>> BEGIN GIVEN INFORMATION

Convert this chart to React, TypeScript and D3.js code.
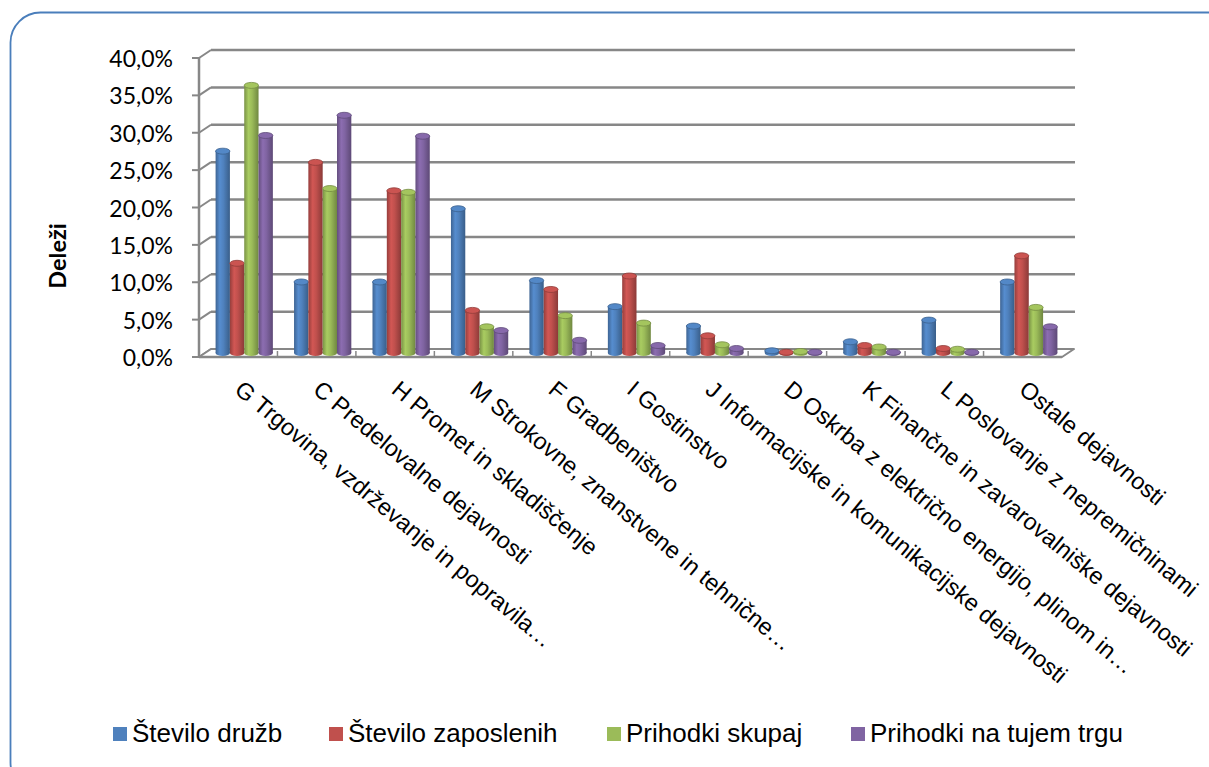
import { useEffect, useRef } from 'react';
import * as d3 from 'd3';

const categories = [
  'G Trgovina, vzdrževanje in popravila…',
  'C Predelovalne dejavnosti',
  'H Promet in skladiščenje',
  'M Strokovne, znanstvene in tehnične…',
  'F Gradbeništvo',
  'I Gostinstvo',
  'J Informacijske in komunikacijske dejavnosti',
  'D Oskrba z električno energijo, plinom in…',
  'K Finančne in zavarovalniške dejavnosti',
  'L Poslovanje z nepremičninami',
  'Ostale dejavnosti',
];

const seriesNames = ['Število družb', 'Število zaposlenih', 'Prihodki skupaj', 'Prihodki na tujem trgu'];
const steviloDruzb = [27.0, 9.5, 9.5, 19.3, 9.7, 6.2, 3.6, 0.3, 1.5, 4.4, 9.5];
const steviloZaposlenih = [12.0, 25.5, 21.7, 5.7, 8.5, 10.3, 2.3, 0.1, 1.0, 0.6, 13.0];
const prihodkiSkupaj = [35.8, 22.0, 21.5, 3.5, 5.0, 4.0, 1.1, 0.2, 0.8, 0.5, 6.1];
const prihodkiTujina = [29.1, 31.8, 29.0, 3.0, 1.7, 1.0, 0.6, 0.1, 0.1, 0.1, 3.5];
const seriesValues = [steviloDruzb, steviloZaposlenih, prihodkiSkupaj, prihodkiTujina];

const yTicks = [0, 5, 10, 15, 20, 25, 30, 35, 40];
const yTickLabels = ['0,0%', '5,0%', '10,0%', '15,0%', '20,0%', '25,0%', '30,0%', '35,0%', '40,0%'];

const colors = ['#4F81BD', '#C0504D', '#9BBB59', '#8064A2'];

const W = 1209;
const H = 767;

export default function App() {
  const ref = useRef<SVGSVGElement>(null);

  useEffect(() => {
    document.body.style.margin = '0';
    if (!ref.current) return;
    const svg = d3.select(ref.current);
    svg.selectAll('*').remove();

    // 3d box: front plane -> back plane offset
    const frontX0 = 199, frontX1 = 1062;
    const depthX = 12, depthY = -8;
    const yFront = d3.scaleLinear().domain([0, 40]).range([357, 58]);
    const yBack = (v: number) => yFront(v) + depthY;
    const yMid = (v: number) => yFront(v) + depthY / 2;
    const grey = '#878787';

    // gradients
    const defs = svg.append('defs');
    colors.forEach((c, i) => {
      const base = d3.color(c)!;
      const g = defs.append('linearGradient').attr('id', `cyl${i}`).attr('x1', 0).attr('x2', 1).attr('y1', 0).attr('y2', 0);
      g.append('stop').attr('offset', '0%').attr('stop-color', base.darker(0.7).formatHex());
      g.append('stop').attr('offset', '30%').attr('stop-color', base.brighter(0.25).formatHex());
      g.append('stop').attr('offset', '55%').attr('stop-color', c);
      g.append('stop').attr('offset', '100%').attr('stop-color', base.darker(0.9).formatHex());
    });

    // frame
    svg.append('rect')
      .attr('x', 10.5).attr('y', 12.5).attr('width', 1230).attr('height', 780).attr('rx', 30)
      .attr('fill', 'white').attr('stroke', '#4A7EBB').attr('stroke-width', 1.8);

    // back wall gridlines + side wall diagonals + ticks
    const gridG = svg.append('g').attr('stroke', grey).attr('fill', 'none');
    yTicks.forEach((t) => {
      if (t > 0) {
        gridG.append('line')
          .attr('x1', frontX0 + depthX).attr('x2', frontX1 + depthX + 1)
          .attr('y1', yBack(t)).attr('y2', yBack(t)).attr('stroke-width', 2.5);
      }
      gridG.append('line')
        .attr('x1', frontX0).attr('x2', frontX0 + depthX)
        .attr('y1', yFront(t)).attr('y2', yBack(t)).attr('stroke-width', 2);
      gridG.append('line')
        .attr('x1', frontX0 - 7).attr('x2', frontX0)
        .attr('y1', yFront(t)).attr('y2', yFront(t)).attr('stroke-width', 2);
    });
    gridG.append('line')
      .attr('x1', frontX0).attr('x2', frontX0)
      .attr('y1', yFront(0)).attr('y2', yFront(40)).attr('stroke-width', 2.5);

    // floor
    gridG.append('path')
      .attr('d', `M${frontX0},${yFront(0)} L${frontX1},${yFront(0)} L${frontX1 + depthX},${yBack(0)} L${frontX0 + depthX},${yBack(0)} Z`)
      .attr('fill', 'white').attr('stroke-width', 2).attr('stroke-linejoin', 'round');
    gridG.append('line')
      .attr('x1', frontX0).attr('x2', frontX1)
      .attr('y1', yFront(0)).attr('y2', yFront(0)).attr('stroke-width', 2.5);

    const xFront = d3.scaleBand<string>().domain(categories).range([frontX0, frontX1]);
    categories.forEach((c, i) => {
      if (i === 0) return;
      const x = xFront(c)!;
      gridG.append('line')
        .attr('x1', x).attr('x2', x)
        .attr('y1', yFront(0) - 6).attr('y2', yFront(0)).attr('stroke-width', 1.5);
    });

    // bars (mid depth)
    const x0 = d3.scaleBand<string>().domain(categories)
      .range([frontX0 + depthX / 2, frontX1 + depthX / 2])
      .paddingInner(0.27).paddingOuter(0.135);
    const x1 = d3.scaleBand<number>().domain(d3.range(seriesNames.length)).range([0, x0.bandwidth()]);
    const ry = 3;

    const barsG = svg.append('g');
    categories.forEach((cat, ci) => {
      seriesValues.forEach((vals, si) => {
        const v = vals[ci];
        const bx = x0(cat)! + x1(si)!;
        const bw = x1.bandwidth();
        const top = yMid(v);
        const bottom = yMid(0);
        const base = d3.color(colors[si])!;
        barsG.append('ellipse')
          .attr('cx', bx + bw / 2).attr('cy', bottom).attr('rx', bw / 2).attr('ry', ry)
          .attr('fill', `url(#cyl${si})`);
        barsG.append('rect')
          .attr('x', bx).attr('y', top).attr('width', bw).attr('height', Math.max(0, bottom - top))
          .attr('fill', `url(#cyl${si})`);
        barsG.append('ellipse')
          .attr('cx', bx + bw / 2).attr('cy', top).attr('rx', bw / 2).attr('ry', ry)
          .attr('fill', base.brighter(0.15).formatHex())
          .attr('stroke', base.darker(0.8).formatHex()).attr('stroke-width', 0.8);
      });
    });

    // y tick labels
    svg.append('g')
      .selectAll('text')
      .data(yTicks)
      .join('text')
      .attr('x', 173)
      .attr('y', (d) => yFront(d) + 9)
      .attr('text-anchor', 'end')
      .attr('font-family', 'Lato, "Open Sans", sans-serif')
      .attr('font-size', 23)
      .attr('fill', '#000')
      .text((d, i) => yTickLabels[i]);

    // y title
    svg.append('text')
      .attr('transform', 'translate(66,256) rotate(-90)')
      .attr('text-anchor', 'middle')
      .attr('font-family', 'Lato, "Open Sans", sans-serif')
      .attr('font-weight', 700)
      .attr('font-size', 23.5)
      .attr('fill', '#000')
      .text('Deleži');

    // x labels
    svg.append('g')
      .selectAll('text')
      .data(categories)
      .join('text')
      .attr('transform', (d) => `translate(${xFront(d)! + xFront.bandwidth() / 2 - 5},392) rotate(39.5)`)
      .attr('text-anchor', 'start')
      .attr('font-family', '"Liberation Sans", Arial, sans-serif')
      .attr('font-size', 23.5)
      .attr('fill', '#000')
      .text((d) => d);

    // legend
    const legendX = [113, 329, 607, 851];
    const lg = svg.append('g');
    seriesNames.forEach((name, i) => {
      lg.append('rect').attr('x', legendX[i]).attr('y', 727).attr('width', 14).attr('height', 14).attr('fill', colors[i]);
      lg.append('text')
        .attr('x', legendX[i] + 19).attr('y', 742)
        .attr('font-family', '"Liberation Sans", Arial, sans-serif')
        .attr('font-size', 26)
        .attr('fill', '#000')
        .text(name);
    });
  }, []);

  return (
    <svg ref={ref} width={W} height={H} style={{ position: 'absolute', left: 0, top: 0, display: 'block' }} />
  );
}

>> END GIVEN INFORMATION

Write out exactly the lines between the start of the data and the line with "import * as d3 from 'd3';", including both, but none of the pictures.

* **OUTPUT OF THE TASK**
Convert this chart to React, TypeScript and D3.js code.
import { useEffect, useRef } from 'react';
import * as d3 from 'd3';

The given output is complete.